Back in his talk radio hosting days, Jason Lewis criticized women who dress in "prostitute-like outfits" and "look like some slut."
We found no instance of Lewis' advocating the imposition of a mandatory (i.e., legislatively established) mode of dress for women.
In late July 2018, Facebook users circulated a meme bearing the image of U.S. Rep. Jason Lewis (R-Minnesota) with text stating that he had "called for a dress code for American women":
The meme referenced comments Lewis made in 2012, five years before he assumed office, when his primary occupation was hosting the syndicated talk radio program "The Jason Lewis Show." Those comments resurfaced on 18 July 2018, when CNN published excerpts from Lewis' former radio program (which ended in 2014) in the lead-up to Lewis's bid for reelection in the 2018 November midterms.
In recordings from March 2012 released by CNN, Lewis "repeatedly expressed disbelief that people could no longer refer to women as 'sluts'," even if those women were sexually active or dressed provocatively:
"Well, the thing is, can we call anybody a slut? This is what begs the question. Take "Sandra Fluke out of it, take Rush [Limbaugh] out of it for a moment ... Does a woman now have the right to behave — and I know there's a double standard between the way men chase women and running and running around — you know, I'm not going to get there, but you know what I'm talking about. But it used to be that women were held to a little bit of a higher standard. We required modesty from women. Now, are we beyond those days where a woman can behave as a slut, but you can't call her a slut?"
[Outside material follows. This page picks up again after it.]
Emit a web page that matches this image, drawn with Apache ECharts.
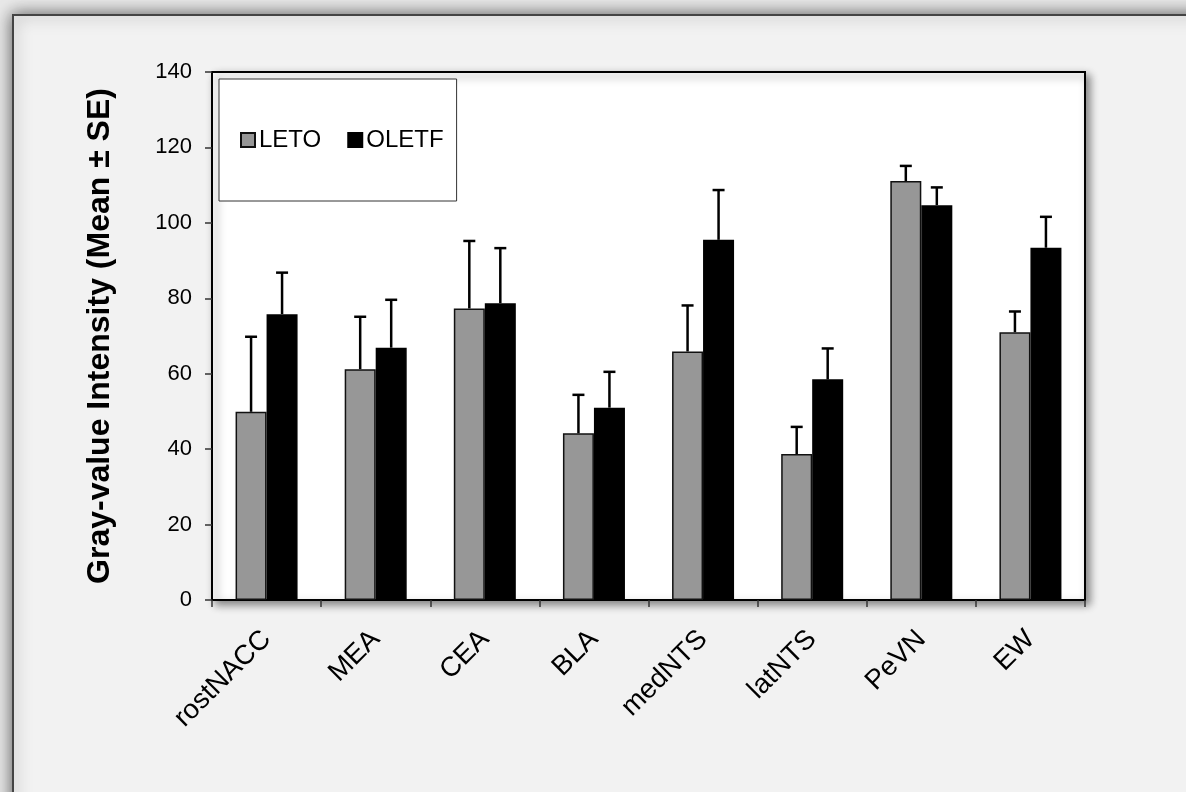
<!DOCTYPE html>
<html>
<head>
<meta charset="utf-8">
<script src="https://cdn.jsdelivr.net/npm/echarts@6/dist/echarts.min.js"></script>
<style>
html,body{margin:0;padding:0;background:#e9e9e9;}
#chart{width:1186px;height:792px;}
</style>
</head>
<body>
<div id="chart"></div>
<script>
const categories = ['rostNACC','MEA','CEA','BLA','medNTS','latNTS','PeVN','EW'];
const letoMean  = [49.9, 61.2, 77.3, 44.2, 65.9, 38.7, 111.1, 71.0];
const letoSE    = [19.9, 13.9, 17.9, 10.2, 12.2, 7.2, 4.0, 5.5];
const oletfMean = [75.8, 66.9, 78.7, 51.0, 95.5, 58.5, 104.7, 93.4];
const oletfSE   = [11.0, 12.7, 14.6, 9.5, 13.2, 8.2, 4.7, 8.2];
const yTicks = {min: 0, max: 140, interval: 20};

const FONT = 'Liberation Sans, Arial, sans-serif';
const BAR_W = 31;

function errData(mean, se) {
  return mean.map((m, i) => [i, m, se[i]]);
}
function errRenderer(offset) {
  return function (params, api) {
    const i = api.value(0);
    const base = api.coord([i, api.value(1)]);
    const top = api.coord([i, api.value(1) + api.value(2)]);
    const x = base[0] + offset;
    const cap = 6;
    return {
      type: 'group',
      children: [
        {type: 'line', shape: {x1: x, y1: base[1], x2: x, y2: top[1]},
         style: {stroke: '#000', lineWidth: 2.5}},
        {type: 'line', shape: {x1: x - cap, y1: top[1], x2: x + cap, y2: top[1]},
         style: {stroke: '#000', lineWidth: 2.5}}
      ]
    };
  };
}

const chart = echarts.init(document.getElementById('chart'), null, {renderer: 'canvas'});
chart.setOption({
  backgroundColor: '#e9e9e9',
  animation: false,
  graphic: [{
    type: 'rect', z: -10, silent: true,
    shape: {x: 13, y: 15, width: 1250, height: 850},
    style: {fill: '#f2f2f2', stroke: '#444', lineWidth: 2,
            shadowBlur: 16, shadowColor: 'rgba(0,0,0,0.6)'}
  }],
  grid: {
    left: 212, top: 72, right: 101, bottom: 192,
    show: true, backgroundColor: '#ffffff', borderColor: '#000', borderWidth: 2,
    shadowBlur: 8, shadowColor: 'rgba(0,0,0,0.45)', shadowOffsetX: 4, shadowOffsetY: 4
  },
  legend: {
    left: 219, top: 79,
    data: ['LETO', 'OLETF'],
    icon: 'rect', itemWidth: 14, itemHeight: 14, itemGap: 26,
    padding: [49, 13, 49, 21],
    backgroundColor: '#ffffff', borderColor: '#333', borderWidth: 1,
    textStyle: {fontFamily: FONT, fontSize: 24, color: '#000', padding: [0, 0, 0, -1]}
  },
  xAxis: {
    type: 'category', data: categories,
    axisLine: {lineStyle: {color: '#000', width: 2}},
    axisTick: {show: true, length: 7, lineStyle: {color: '#333', width: 1.5}},
    axisLabel: {rotate: 45, margin: 35, fontFamily: FONT, fontSize: 27.5, color: '#000', interval: 0}
  },
  yAxis: {
    type: 'value', min: yTicks.min, max: yTicks.max, interval: yTicks.interval,
    name: 'Gray-value Intensity (Mean ± SE)',
    nameLocation: 'middle', nameGap: 96, nameRotate: 90,
    nameTextStyle: {fontFamily: FONT, fontSize: 32, fontWeight: 'bold', color: '#000'},
    splitLine: {show: false},
    axisLine: {show: true, lineStyle: {color: '#000', width: 2}},
    axisTick: {show: true, length: 7, lineStyle: {color: '#333', width: 1.5}},
    axisLabel: {margin: 20, fontFamily: FONT, fontSize: 22, color: '#000'}
  },
  series: [
    {
      name: 'LETO', type: 'bar', data: letoMean, barWidth: BAR_W, barGap: '0%',
      itemStyle: {color: '#979797', borderColor: '#111', borderWidth: 1.5}
    },
    {
      name: 'OLETF', type: 'bar', data: oletfMean, barWidth: BAR_W, barGap: '0%',
      itemStyle: {color: '#000', borderColor: '#000', borderWidth: 1.5}
    },
    {
      name: 'LETO err', type: 'custom', data: errData(letoMean, letoSE),
      renderItem: errRenderer(-BAR_W / 2), encode: {x: 0, y: 1}, z: 3, silent: true
    },
    {
      name: 'OLETF err', type: 'custom', data: errData(oletfMean, oletfSE),
      renderItem: errRenderer(BAR_W / 2), encode: {x: 0, y: 1}, z: 3, silent: true
    }
  ]
});
</script>
</body>
</html>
"Now Limbaugh's reasoning was, look, if you're demanding that the taxpayers pay for your contraception, you must use a lot of them and therefore, ergo, you're very sexually active and in the old days, what we used to call people who were in college or even graduate school who were sexually active, we called them sluts."
"But have we really got to the point where you can't refer to Madonna as a slut without being sued? I mean, Madonna has had a series of lovers, as have many in Hollywood. Now in the old days, what did we call this? Madonna dresses up in these sorts of prostitute-like outfits on stage, and she goes there and she sings and she shows half of her body. What did we call those people? 30 years ago? 40 years ago? 50 years ago? You can't do that today, it's too politically incorrect?"
Lewis was referring to a then-current controversy over comments made by fellow conservative radio host Rush Limbaugh, who had termed Sandra Fluke, then a law student at Georgetown University, a "slut" and a "prostitute" for speaking before a House committee in support of mandatory insurance coverage for contraceptives.
Although Lewis may have been, in a very broad sense, suggesting a "dress code" for women by criticizing figures such as Madonna for "running around [in] slutty outfits" and making statements such as "Only we can tell our young women, 'don't look like some slut and you won't get hit on,'" we found no instance of his advocating the imposition of a mandatory (i.e., legislatively established) mode of dress for women.
We reached out to Lewis's spokespeople and received no response, but Lewis campaign spokeswoman Becky Alery told CNN that Lewis's comments as a radio host were old news: "This has all been litigated before, and as Congressman Lewis has said time and time again, it was his job to be provocative while on the radio."